I suppose he has in mind the recent polling focused on President Joe Biden. Publicly, Biden has dismissed the polls, but Democrats are preparing for a Republican landslide in the 2022 congressional elections, and though three years out, the 2024 presidential vote.
The idea that Biden is seemingly unworried about his unpopularity is part of the Democrat Party’s problem. It reminds me of the man visiting a cancer clinic and thinking he’s in Disneyland.
The professor is correct that events can alter poll numbers. But Joe Biden’s problems go deeper than issues. Over a period of time the public internalizes a “painting” of a candidate, and not every brushstroke is related to issues. In past times President Gerald Ford was seen as a bumbler who fell on an airplane tarmac. President George H.W. Bush was remembered as an out-of-touch guy who didn’t have a clue about grocery prices. President Jimmy Carter was a meek leaderless man wrapped in a sweater and asking people to keep their homes cold and save energy. And President Donald Trump was widely seen as a crude, rude, irascible, loud-mouth rich guy.
After one year in office, Biden is loaded with character flaws. He is weak, a poor communicator, an old man who stumbles over words. Instead of standing up to Putin, he stupidly asserts the Russians will invade Ukraine.

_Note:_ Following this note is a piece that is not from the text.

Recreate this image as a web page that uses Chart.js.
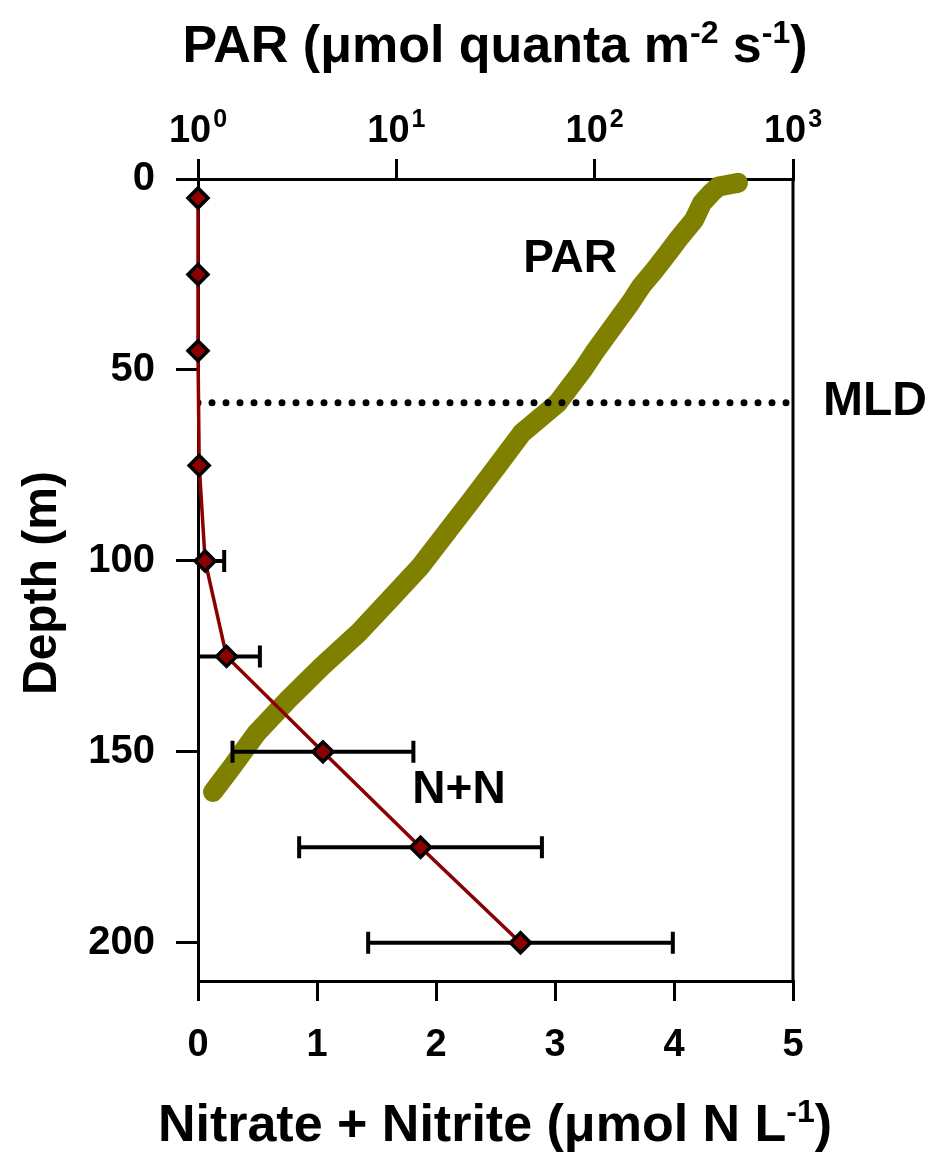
<!DOCTYPE html>
<html>
<head>
<meta charset="utf-8">
<script src="https://cdn.jsdelivr.net/npm/chart.js@4"></script>
<style>
  html, body { margin: 0; padding: 0; background: #fff; }
</style>
</head>
<body>
<canvas id="wykres" width="935" height="1158"></canvas>
<script>
// Nitrate + nitrite profile (bottom axis), with +/- error
const nnDepth = [5, 25, 45, 75, 100, 125, 150, 175, 200];
const nnValue = [0.0, 0.0, 0.0, 0.01, 0.06, 0.24, 1.05, 1.87, 2.71];
const nnErr = [0, 0, 0, 0, 0.16, 0.28, 0.76, 1.02, 1.28];

// PAR profile (top log axis)
const parDepth = [1.0, 1.5, 2.0, 3.5, 6.3, 10.7, 15.2, 19.4, 23.8, 28.2, 32.5, 36.9, 41.2, 45.6, 50, 54.4, 58.7, 66.5, 75.4, 84, 92.7, 101.5, 110, 119, 127.7, 136.4, 145, 154, 160.5];
const parValue = [528, 470, 420, 390, 348, 317, 269, 234, 201, 171, 151, 131, 114, 99, 87, 75, 65, 43, 32, 24, 17.8, 13.2, 9.3, 6.4, 4.2, 2.84, 1.98, 1.48, 1.19];

// mixed layer depth
const mldDepth = 58.6;

const depthTicks = [0, 50, 100, 150, 200];
const nnTicks = [0, 1, 2, 3, 4, 5];
const parTicks = [1, 10, 100, 1000];
const parTickExp = ['0', '1', '2', '3'];

const FONT = "'Liberation Sans', Arial, sans-serif";

// text with superscripts, parts = [[text, isSup], ...]
function drawRich(ctx, parts, x, y, size, align) {
    const supSize = Math.round(size * 0.62);
    let total = 0;
    parts.forEach(p => {
        ctx.font = 'bold ' + (p[1] ? supSize : size) + 'px ' + FONT;
        total += ctx.measureText(p[0]).width;
    });
    let cx = align === 'center' ? x - total / 2 : x;
    parts.forEach(p => {
        ctx.font = 'bold ' + (p[1] ? supSize : size) + 'px ' + FONT;
        ctx.fillText(p[0], cx, p[1] ? y - size * 0.36 : y);
        cx += ctx.measureText(p[0]).width;
    });
}

const extras = {
    id: 'extras',
    beforeDraw(chart) {
        const ctx = chart.ctx;
        ctx.save();
        ctx.fillStyle = '#fff';
        ctx.fillRect(0, 0, chart.width, chart.height);
        ctx.restore();
    },
    afterDatasetDraw(chart, args) {
        if (args.index !== 2) return;
        // error bars, drawn over PAR and under the N+N line
        const ctx = chart.ctx;
        const xs = chart.scales.x, ys = chart.scales.y;
        const area = chart.chartArea;
        ctx.save();
        ctx.strokeStyle = '#000';
        ctx.lineWidth = 4;
        for (let i = 0; i < nnDepth.length; i++) {
            if (!(nnErr[i] > 0)) continue;
            const py = ys.getPixelForValue(nnDepth[i]);
            const lo = nnValue[i] - nnErr[i], hi = nnValue[i] + nnErr[i];
            const x1 = Math.max(xs.getPixelForValue(lo), area.left);
            const x2 = xs.getPixelForValue(hi);
            ctx.beginPath();
            ctx.moveTo(x1, py);
            ctx.lineTo(x2, py);
            ctx.moveTo(x2, py - 11);
            ctx.lineTo(x2, py + 11);
            if (lo >= 0) {
                ctx.moveTo(x1, py - 11);
                ctx.lineTo(x1, py + 11);
            }
            ctx.stroke();
        }
        ctx.restore();
    },
    afterDraw(chart) {
        const ctx = chart.ctx;
        const area = chart.chartArea;
        const top = chart.scales.x2;
        ctx.save();
        // right frame line
        ctx.strokeStyle = '#000';
        ctx.lineWidth = 3;
        ctx.beginPath();
        ctx.moveTo(area.right, area.top);
        ctx.lineTo(area.right, area.bottom);
        ctx.stroke();

        ctx.fillStyle = '#000';
        ctx.textBaseline = 'alphabetic';
        ctx.textAlign = 'left';

        // top tick labels 10^n
        parTicks.forEach((v, i) => {
            const px = top.getPixelForValue(v);
            ctx.font = 'bold 38px ' + FONT;
            const w1 = ctx.measureText('10').width;
            ctx.font = 'bold 25px ' + FONT;
            const w2 = ctx.measureText(parTickExp[i]).width;
            const sx = px - (w1 + w2 + 2) / 2;
            ctx.font = 'bold 38px ' + FONT;
            ctx.fillText('10', sx, 142);
            ctx.font = 'bold 25px ' + FONT;
            ctx.fillText(parTickExp[i], sx + w1 + 2, 127);
        });

        // axis titles
        drawRich(ctx, [['PAR (μmol quanta m', false], ['-2', true], [' s', false], ['-1', true], [')', false]], 495, 62, 52, 'center');
        drawRich(ctx, [['Nitrate + Nitrite (μmol N L', false], ['-1', true], [')', false]], 495, 1141, 52, 'center');

        ctx.save();
        ctx.translate(56, 583);
        ctx.rotate(-Math.PI / 2);
        ctx.textAlign = 'center';
        ctx.font = 'bold 48px ' + FONT;
        ctx.fillText('Depth (m)', 0, 0);
        ctx.restore();

        // in-plot labels
        ctx.textAlign = 'center';
        ctx.textBaseline = 'middle';
        ctx.font = 'bold 46px ' + FONT;
        ctx.fillText('PAR', 570, 259);
        ctx.fillText('N+N', 459, 790);
        ctx.font = 'bold 48px ' + FONT;
        ctx.fillText('MLD', 875, 402);
        ctx.restore();
    }
};

document.addEventListener("DOMContentLoaded", function() {
    const ctx = document.getElementById('wykres').getContext('2d');
    new Chart(ctx, {
        type: 'scatter',
        data: {
            datasets: [{
                label: 'N+N',
                data: nnDepth.map((d, i) => ({ x: nnValue[i], y: d })),
                xAxisID: 'x',
                yAxisID: 'y',
                showLine: true,
                borderColor: '#8b0000',
                borderWidth: 3.5,
                pointStyle: 'rectRot',
                pointRadius: 10,
                pointBorderWidth: 3.5,
                pointBackgroundColor: '#8b0000',
                pointBorderColor: '#000',
                clip: false
            }, {
                label: 'MLD',
                data: [{ x: 0, y: mldDepth }, { x: 5, y: mldDepth }],
                xAxisID: 'x',
                yAxisID: 'y',
                showLine: true,
                borderColor: '#000',
                borderWidth: 7,
                borderDash: [0, 14],
                borderCapStyle: 'round',
                pointRadius: 0
            }, {
                label: 'PAR',
                data: parDepth.map((d, i) => ({ x: parValue[i], y: d })),
                xAxisID: 'x2',
                yAxisID: 'y',
                showLine: true,
                borderColor: '#808000',
                borderWidth: 20,
                borderCapStyle: 'round',
                borderJoinStyle: 'round',
                pointRadius: 0,
                clip: false
            }]
        },
        options: {
            responsive: false,
            animation: false,
            layout: { padding: { right: 142 } },
            plugins: {
                legend: { display: false },
                tooltip: { enabled: false }
            },
            scales: {
                x: {
                    type: 'linear',
                    position: 'bottom',
                    min: 0,
                    max: 5,
                    afterBuildTicks: s => { s.ticks = nnTicks.map(v => ({ value: v })); },
                    afterFit: s => { s.height = 177; },
                    border: { color: '#000', width: 3 },
                    grid: { drawOnChartArea: false, tickLength: 20, color: '#000', lineWidth: 3 },
                    ticks: { color: '#000', padding: 22, font: { family: FONT, size: 38, weight: 'bold' } }
                },
                x2: {
                    type: 'logarithmic',
                    position: 'top',
                    min: 1,
                    max: 1000,
                    afterBuildTicks: s => { s.ticks = parTicks.map(v => ({ value: v })); },
                    afterFit: s => { s.height = 179; },
                    border: { color: '#000', width: 3 },
                    grid: { drawOnChartArea: false, tickLength: 20, color: '#000', lineWidth: 3 },
                    ticks: { display: false }
                },
                y: {
                    type: 'linear',
                    position: 'left',
                    reverse: true,
                    min: 0,
                    max: 210,
                    afterBuildTicks: s => { s.ticks = depthTicks.map(v => ({ value: v })); },
                    afterFit: s => { s.width = 198; },
                    border: { color: '#000', width: 3 },
                    grid: { drawOnChartArea: false, tickLength: 22, color: '#000', lineWidth: 3 },
                    ticks: { color: '#000', padding: 21, font: { family: FONT, size: 40, weight: 'bold' } }
                }
            }
        },
        plugins: [extras]
    });
});
</script>
</body>
</html>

Though not his fault, he gets the blame for the ongoing COVID spread, the lack of available, convenient testing, and the pandemic-caused inflation.
Ask the average “man (and woman) on the street” and they are disturbed by his poorly planned pull-out of U.S. troops from Afghanistan and the masses pushing at the southern border. At the very best, they’ll say Biden is a “good man,” but he just “isn’t up to the task.”
And that’s why Biden is underwater with independent voters and why affiliated voters cite more alliance to the GOP (45%) compared to the Democrats (42%). It’s why Biden has the lowest poll numbers of any recent president in his first year (40%).
It’s also why I doubt he can win reelection. Gas prices will probably come down and the impact of the virus will weaken over time, but he’ll still be saddled with the Afghanistan debacle, the bad look at the border, and his age-related inability to connect verbally with the American people.
If the Democrats have any chance of winning in 2024, they should prepare now for a younger, dynamic candidate not tied to the liberal progressive wing but who can explain a limited role of government in helping families. That candidate is someone you probably haven’t heard anything about. Few had heard of Bill Clinton (1993) or Barack Obama (2007) either, but they came across as eager fresh-faces.
Yes, polls can change, but deep-seated public perception has a longer life.